Devonport wharf — looking from East to West Devonport ferry pontoons

‘The Mersey River as far as I’m concerned was part of my family. My great grandfather was the original Ritchie to come to Tasmania under government sponsorship in 1843. Arrived in Australia as a convict of ten years conviction. He ended up living here in Devonport… he used to row a boat as a ferry from Formby up to Latrobe every day… and as a result the river became a part of our psyche in our family. My father was a very keen amateur fisherman and his brother was known as the Devonport pike fisherman.
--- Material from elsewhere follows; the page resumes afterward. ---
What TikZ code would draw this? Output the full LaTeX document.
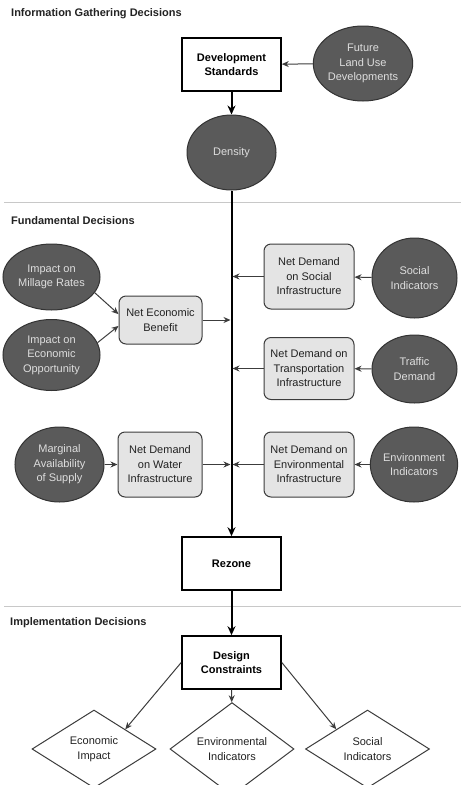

He used to have a 20 foot fishing boat moored at Mussel Rock… but boats don’t moor there anymore, because of the wash of the passenger ferries that come in and out of the river these days.’
— Jim

‘These are scenes I saw every day… more ships came into the port then than do now, because I guess the Spirits carry most of the freight in. But there would always be boats in. There would be boats that take the apples away… and the potatoes that used to go up to Sydney to be sold.’
— Helen

‘In the early time, it was all carted by horse and wagon. I actually remember, I was only about five or six, I came in with Dad on the wagon. Now, that was an all day job, to come from Moriarty with four horses and a wagon load of spuds, and then we had to go back home again see, empty. The wharf was always taken up with potatoes that had to be loaded Thursday night, to be in Sydney for the opening of the shops on Monday. Over a period of time they’ve sent 80,000 tonnes of potato.’